Asymmetric LSH for MIPS. Standard LSH requires a metric distance, which inner product is not. Asymmetric LSH handles this by applying different hash functions to queries and database vectors, compensating for norm biases.²⁾ While it provides sublinear query time guarantees, it has been largely surpassed by graph and quantization methods for practical high-dimensional workloads.

Graph-Based Methods. These dominate the 2025 MIPS landscape. ip-NSW+ (Liu et al., 2019) uses angular (cosine) graphs with two-phase search, achieving 11x speedup over inner-product-only graph walks. SSG+PSP and MAG (Chen et al., 2025) deliver order-of-magnitude gains through adaptive edge pruning and query scaling. Graph-based methods benefit from the navigable small-world property and can leverage existing HNSW implementations with minor modifications.

Quantization-Based Methods. ScaNN uses anisotropic vector quantization specifically optimized for inner product scoring, achieving state-of-the-art speed-recall tradeoffs.³⁾ FAISS supports MIPS through its IndexFlatIP and IVF indexes with inner product distance.

BanditMIPS takes a fundamentally different approach, treating MIPS as a multi-armed bandit problem. It achieves $O(1)$ complexity in dimension $d$ (versus prior $O(\sqrt{d})$) by using randomized coordinate sampling to estimate inner products, dramatically speeding up search in very high dimensions.⁴⁾

Sparse MIPS. SINDI (Li et al., 2025) addresses sparse vector MIPS with SIMD-optimized inverted indexes and aggressive pruning, achieving >99% recall at high queries-per-second. This is critical for hybrid dense-sparse retrieval in production RAG systems.

Applications in Retrieval-Augmented Generation

MIPS is the core operation underlying retrieval-augmented generation for AI agents. When an agent encodes a query and searches its long-term memory for relevant documents, it performs MIPS (or approximate MIPS) against its embedding database. The choice of inner product over cosine similarity matters when embedding magnitudes carry meaning, such as document importance scores or confidence levels.
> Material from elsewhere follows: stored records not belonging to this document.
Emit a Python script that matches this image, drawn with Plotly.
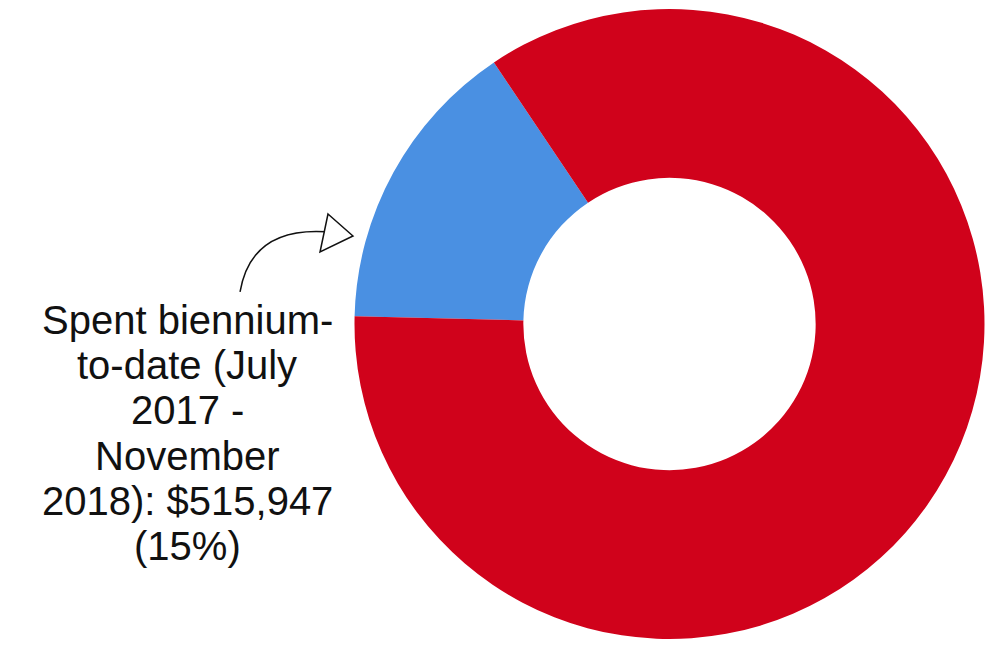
import plotly.graph_objects as go

labels = ["Spent biennium-to-date (July 2017 - November 2018)", "Remaining"]
values = [515947, 2878000]
colors = ["#4A90E2", "#D0021B"]
label_lines = ["Spent biennium-", "to-date (July", "2017 -", "November",
               "2018): $515,947", "(15%)"]

W, H = 995, 645
OFF = 8  # page body margin offset

def px(x):
    return (x - OFF) / W

def py(y):
    return 1 - (y - OFF) / H

fig = go.Figure(go.Pie(
    labels=labels,
    values=values,
    hole=0.464,
    sort=False,
    direction="counterclockwise",
    rotation=-88.6,
    marker=dict(colors=colors, line=dict(width=0)),
    textinfo="none",
    hoverinfo="label+value+percent",
    domain=dict(x=[px(354.5), px(984.5)], y=[py(639), py(9)]),
    showlegend=False,
))

# curved arrow (decorative)
curve = "M {:.4f},{:.4f} Q {:.4f},{:.4f} {:.4f},{:.4f}".format(
    px(240), py(292), px(252), py(222), px(338), py(233))
head = "M {:.4f},{:.4f} L {:.4f},{:.4f} L {:.4f},{:.4f} Z".format(
    px(328), py(214), px(353), py(236), px(320), py(252))

annotations = []
line_gap = 45.2
for i, line in enumerate(label_lines):
    annotations.append(dict(
        text=line, x=px(187), y=py(320 + i * line_gap), xref="paper", yref="paper",
        xanchor="center", yanchor="middle", showarrow=False, align="center",
        font=dict(size=40, family="Liberation Sans, Arial, sans-serif", color="#111111"),
    ))

fig.update_layout(
    width=W, height=H,
    margin=dict(l=0, r=0, t=0, b=0),
    paper_bgcolor="white",
    plot_bgcolor="white",
    font=dict(family="Liberation Sans, Arial, sans-serif", color="#111111"),
    shapes=[
        dict(type="path", path=curve, xref="paper", yref="paper",
             line=dict(color="#111111", width=1.5)),
        dict(type="path", path=head, xref="paper", yref="paper",
             line=dict(color="#111111", width=1.5), fillcolor="white"),
    ],
    annotations=annotations,
)

fig.write_html("out.html")
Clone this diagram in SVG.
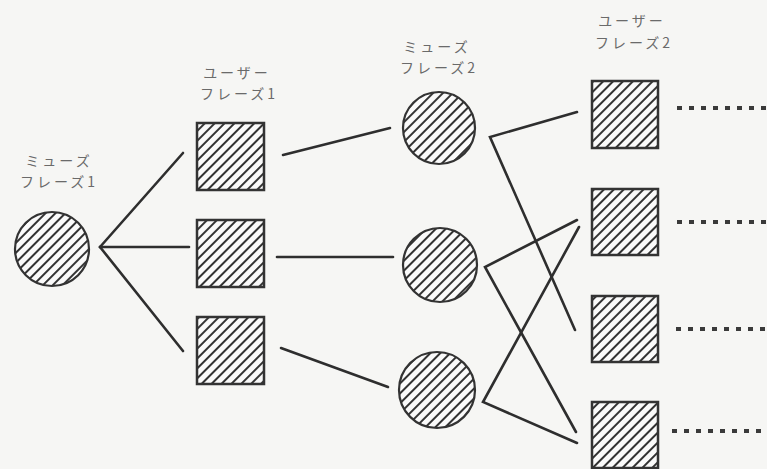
<svg xmlns="http://www.w3.org/2000/svg" width="767" height="469" viewBox="0 0 767 469">
<style>
.lbl{font-family:"Noto Sans CJK JP","Noto Sans",sans-serif;font-size:14px;fill:#6a6a6a;text-anchor:middle;letter-spacing:3px}
.sq{fill:url(#hatch);stroke:#333;stroke-width:2.5}
.ci{fill:url(#hatch);stroke:#333;stroke-width:2.2}
.ln{stroke:#2e2e2e;stroke-width:2.6;fill:none;stroke-linecap:round}
.dot{stroke:#3a3a3a;stroke-width:4;stroke-dasharray:5 7;fill:none}
</style>
<defs>
<pattern id="hatch" patternUnits="userSpaceOnUse" width="7" height="7" patternTransform="rotate(45)">
<rect width="7" height="7" fill="#fafafa"/>
<line x1="1" y1="0" x2="1" y2="7" stroke="#333" stroke-width="2"/>
</pattern>
</defs>
<rect width="767" height="469" fill="#f6f6f4"/>
<g id="connectors">
<line class="ln" x1="100" y1="247" x2="183" y2="153"/>
<line class="ln" x1="100" y1="247" x2="189" y2="247"/>
<line class="ln" x1="100" y1="247" x2="183" y2="351"/>
<line class="ln" x1="283" y1="155" x2="390" y2="128"/>
<line class="ln" x1="277" y1="257" x2="393" y2="257"/>
<line class="ln" x1="281" y1="348" x2="388" y2="387"/>
<polyline class="ln" points="577,112 490,137 575,330"/>
<polyline class="ln" points="577,220 485,267 576,432"/>
<polyline class="ln" points="579,227 483,402 577,443"/>
<line class="dot" x1="677" y1="108" x2="767" y2="108"/>
<line class="dot" x1="677" y1="222" x2="767" y2="222"/>
<line class="dot" x1="676" y1="329" x2="767" y2="329"/>
<line class="dot" x1="672" y1="431" x2="767" y2="431"/>
</g>
<g id="muse1">
<text class="lbl" x="59" y="166">ミューズ</text>
<text class="lbl" x="59" y="187">フレーズ1</text>
<circle class="ci" cx="52" cy="249" r="37"/>
</g>
<g id="user1">
<text class="lbl" x="237" y="78">ユーザー</text>
<text class="lbl" x="239" y="99">フレーズ1</text>
<rect class="sq" x="197" y="123" width="67" height="67"/>
<rect class="sq" x="197" y="220" width="67" height="67"/>
<rect class="sq" x="197" y="317" width="67" height="67"/>
</g>
<g id="muse2">
<text class="lbl" x="437" y="52">ミューズ</text>
<text class="lbl" x="439" y="73">フレーズ2</text>
<circle class="ci" cx="439" cy="128" r="36"/>
<circle class="ci" cx="440" cy="265" r="37"/>
<circle class="ci" cx="437" cy="390" r="38"/>
</g>
<g id="user2">
<text class="lbl" x="632" y="26">ユーザー</text>
<text class="lbl" x="634" y="48">フレーズ2</text>
<rect class="sq" x="592" y="81" width="66" height="67"/>
<rect class="sq" x="592" y="189" width="66" height="66"/>
<rect class="sq" x="592" y="296" width="66" height="66"/>
<rect class="sq" x="592" y="402" width="66" height="66"/>
</g>
</svg>
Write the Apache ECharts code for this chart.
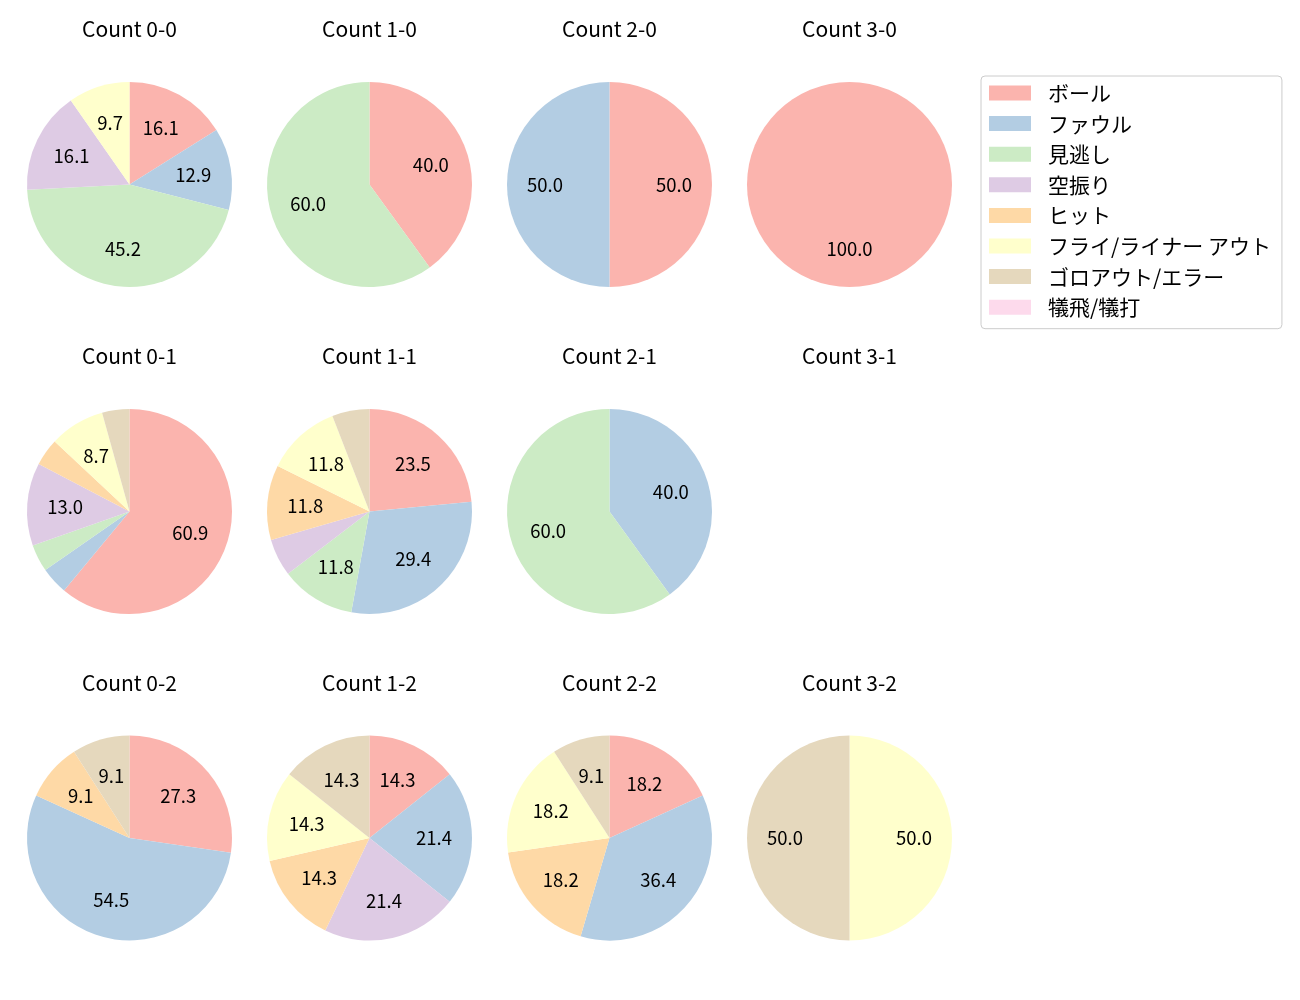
<!DOCTYPE html>
<html>
<head>
<meta charset="utf-8">
<script src="https://cdn.jsdelivr.net/npm/echarts@6/dist/echarts.min.js"></script>
<style>
html,body{margin:0;padding:0;background:#fff;}
#chart{width:1300px;height:1000px;}
</style>
</head>
<body>
<div id="chart"></div>
<script>
// Categories (legend order)
var categories = ['ボール', 'ファウル', '見逃し', '空振り', 'ヒット', 'フライ/ライナー アウト', 'ゴロアウト/エラー', '犠飛/犠打'];
var colors = ['#fbb4ae', '#b3cde3', '#ccebc5', '#decbe4', '#fed9a6', '#ffffcc', '#e5d8bd', '#fddaec'];

// Percentages per count, in category order
var count00 = [16.1, 12.9, 45.2, 16.1, 0, 9.7, 0, 0];
var count10 = [40.0, 0, 60.0, 0, 0, 0, 0, 0];
var count20 = [50.0, 50.0, 0, 0, 0, 0, 0, 0];
var count30 = [100.0, 0, 0, 0, 0, 0, 0, 0];
var count01 = [60.9, 4.3, 4.3, 13.0, 4.3, 8.7, 4.3, 0];
var count11 = [23.5, 29.4, 11.8, 5.9, 11.8, 11.8, 5.9, 0];
var count21 = [0, 40.0, 60.0, 0, 0, 0, 0, 0];
var count31 = null;
var count02 = [27.3, 54.5, 0, 0, 9.1, 0, 9.1, 0];
var count12 = [14.3, 21.4, 0, 21.4, 14.3, 14.3, 14.3, 0];
var count22 = [18.2, 36.4, 0, 0, 18.2, 18.2, 9.1, 0];
var count32 = [0, 0, 0, 0, 0, 50.0, 50.0, 0];

var titles = ['Count 0-0', 'Count 1-0', 'Count 2-0', 'Count 3-0',
              'Count 0-1', 'Count 1-1', 'Count 2-1', 'Count 3-1',
              'Count 0-2', 'Count 1-2', 'Count 2-2', 'Count 3-2'];
var panels = [count00, count10, count20, count30,
              count01, count11, count21, count31,
              count02, count12, count22, count32];

var colX = [129.5, 369.5, 609.5, 849.5];
var rowY = [184.5, 511.5, 838];
var titleY = [29, 356, 683];
var R = 102.5;
var FONT = '"Noto Sans CJK JP", "Noto Sans", sans-serif';

var titleOpts = [];
var mainSeries = [];
var labelSeries = [];

panels.forEach(function (vals, i) {
  var c = i % 4, r = Math.floor(i / 4);
  titleOpts.push({
    text: titles[i],
    left: colX[c],
    top: titleY[r] - 11,
    textAlign: 'center',
    padding: 0,
    textStyle: {fontFamily: FONT, fontSize: 21, fontWeight: 'normal', color: '#000', lineHeight: 22}
  });
  if (!vals) return;
  var data = categories.map(function (name, k) {
    return {name: name, value: vals[k], itemStyle: {color: colors[k]}};
  });
  mainSeries.push({
    type: 'pie',
    center: [colX[c], rowY[r]],
    radius: [0, R],
    startAngle: 90,
    clockwise: true,
    animation: false,
    silent: true,
    label: {show: false},
    labelLine: {show: false},
    itemStyle: {borderWidth: 0},
    data: data
  });
  labelSeries.push({
    type: 'pie',
    center: [colX[c], rowY[r]],
    radius: [R * 0.2, R],
    startAngle: 90,
    clockwise: true,
    animation: false,
    silent: true,
    avoidLabelOverlap: false,
    itemStyle: {color: 'rgba(0,0,0,0)', borderWidth: 0},
    label: {
      show: true,
      position: 'inside',
      fontFamily: FONT,
      fontSize: 18.5,
      color: '#000',
      formatter: function (p) { return p.value >= 6 ? p.value.toFixed(1) : ''; }
    },
    labelLine: {show: false},
    data: categories.map(function (name, k) { return {name: name, value: vals[k]}; })
  });
});

var chart = echarts.init(document.getElementById('chart'), null, {renderer: 'canvas'});
chart.setOption({
  backgroundColor: '#fff',
  animation: false,
  title: titleOpts,
  legend: {
    orient: 'vertical',
    left: 981,
    top: 76,
    padding: [6.5, 11, 11, 8],
    itemWidth: 42,
    itemHeight: 15,
    itemGap: 9.6,
    borderColor: '#cccccc',
    borderWidth: 1,
    borderRadius: 4,
    backgroundColor: '#fff',
    selectedMode: false,
    icon: 'rect',
    textStyle: {fontFamily: FONT, fontSize: 21, color: '#000', lineHeight: 15, padding: [0, 0, 0, 12]},
    data: categories.map(function (n, k) { return {name: n, itemStyle: {color: colors[k]}}; })
  },
  series: mainSeries.concat(labelSeries)
});
</script>
</body>
</html>
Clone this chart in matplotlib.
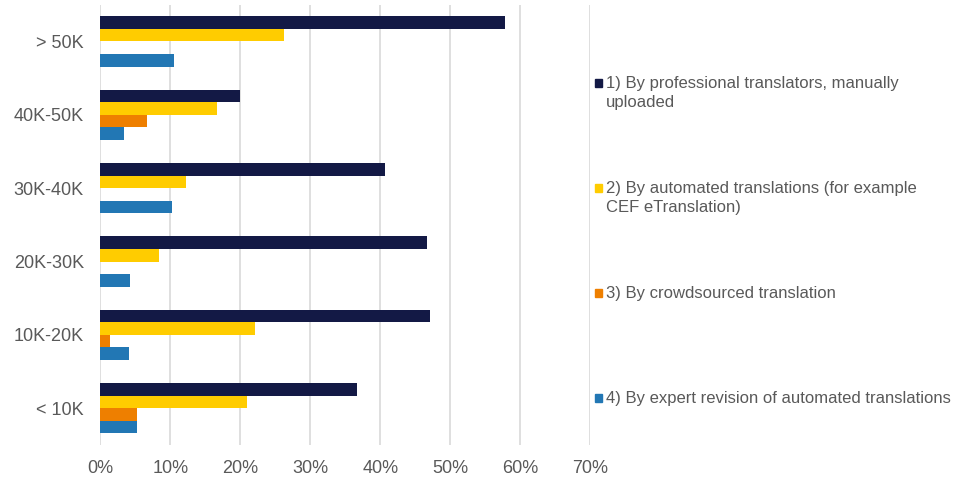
import numpy as np
import matplotlib.pyplot as plt
from matplotlib.patches import Rectangle

plt.rcParams['font.family'] = ['Liberation Sans', 'DejaVu Sans']

categories = ['> 50K', '40K-50K', '30K-40K', '20K-30K', '10K-20K', '< 10K']
series_names = ['1) By professional translators, manually\nuploaded',
                '2) By automated translations (for example\nCEF eTranslation)',
                '3) By crowdsourced translation',
                '4) By expert revision of automated translations']
professional = [57.8, 19.9, 40.7, 46.7, 47.1, 36.7]
automated = [26.3, 16.6, 12.2, 8.4, 22.1, 21.0]
crowdsourced = [0.0, 6.6, 0.0, 0.0, 1.3, 5.2]
expert = [10.5, 3.3, 10.2, 4.2, 4.1, 5.2]
colors = ['#131945', '#FFCC00', '#EE7F00', '#2277B4']
text_color = '#595959'

values = [professional, automated, crowdsourced, expert]

fig = plt.figure(figsize=(9.57, 4.83), dpi=100)
ax = fig.add_axes([0.105, 0.079, 0.5115, 0.911])

y = np.arange(len(categories))
h = 0.172
for i, vals in enumerate(values):
    ax.barh(y - 1.5 * h + i * h, np.array(vals) / 100, height=h, color=colors[i], zorder=3)

ax.set_ylim(len(categories) - 0.5, -0.5)
ax.set_xlim(0, 0.7)
ax.set_xticks(np.arange(0, 0.71, 0.1))
ax.set_xticklabels(['%d%%' % round(t * 100) for t in np.arange(0, 0.71, 0.1)])
ax.set_yticks(y)
ax.set_yticklabels(categories)
ax.tick_params(axis='both', length=0, labelsize=13, colors=text_color)
ax.tick_params(axis='y', pad=12)
ax.tick_params(axis='x', pad=11)
ax.grid(axis='x', color='#D9D9D9', linewidth=1.2, zorder=0)
for s in ax.spines.values():
    s.set_visible(False)

# legend, drawn by hand
W, H = 957, 483
for i, name in enumerate(series_names):
    ypx = 83 + i * 105
    fig.add_artist(Rectangle(((595) / W, 1 - (ypx + 4) / H), 7 / W, 8 / H,
                             transform=fig.transFigure, color=colors[i]))
    fig.text(606 / W, 1 - (ypx - 7) / H, name, fontsize=12, color=text_color,
             va='top', ha='left', linespacing=1.36)

fig.savefig('out.png', dpi=100)
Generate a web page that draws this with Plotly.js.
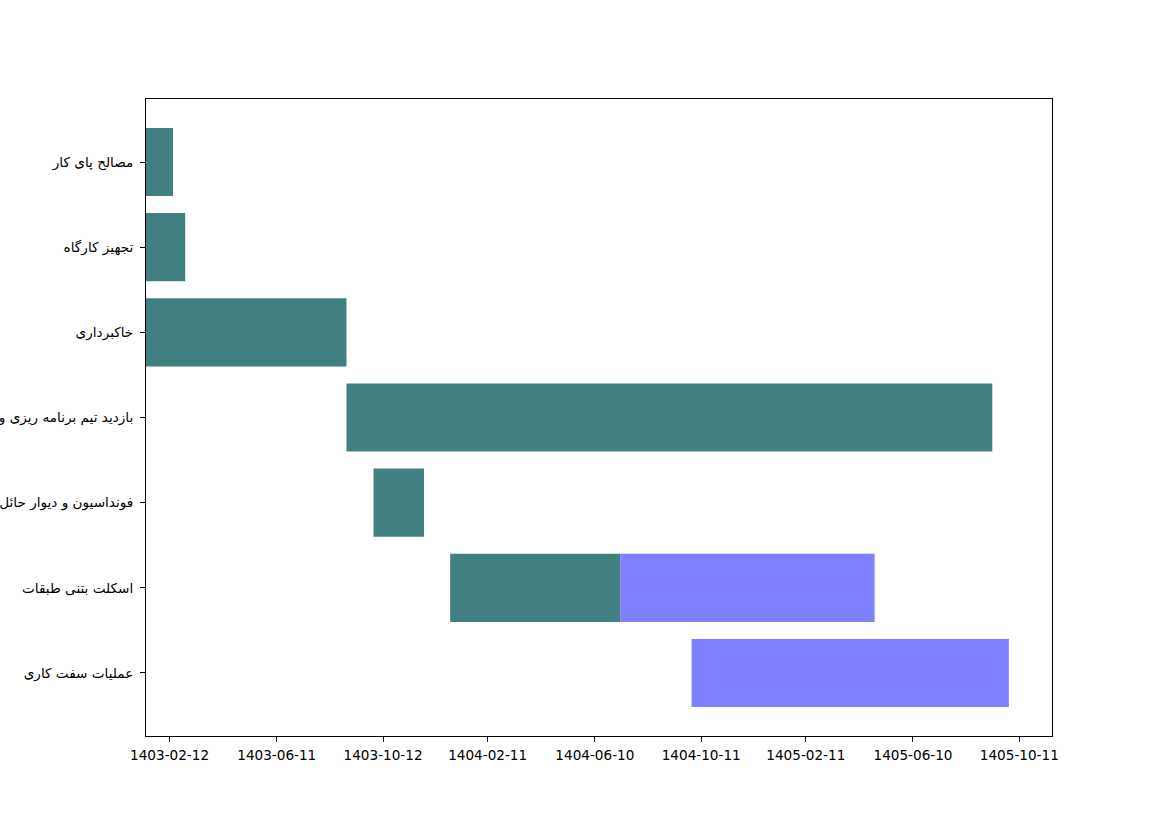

In recommendation systems, MIPS maximizes user-item inner products $\langle \mathbf{u}, \mathbf{v} \rangle$ where vector magnitudes reflect preference strength or item popularity. Production systems at companies like Shopee and Ant Group use VSAG (Vector Search Approximate Graph) implementations for $k$-MIPS to retrieve diverse top-$k$ items.

Hybrid dense-sparse MIPS (as in SINDI) supports multilingual production retrieval by combining dense embedding similarity with sparse term-matching signals, integrating with inverted indexes for information retrieval at scale.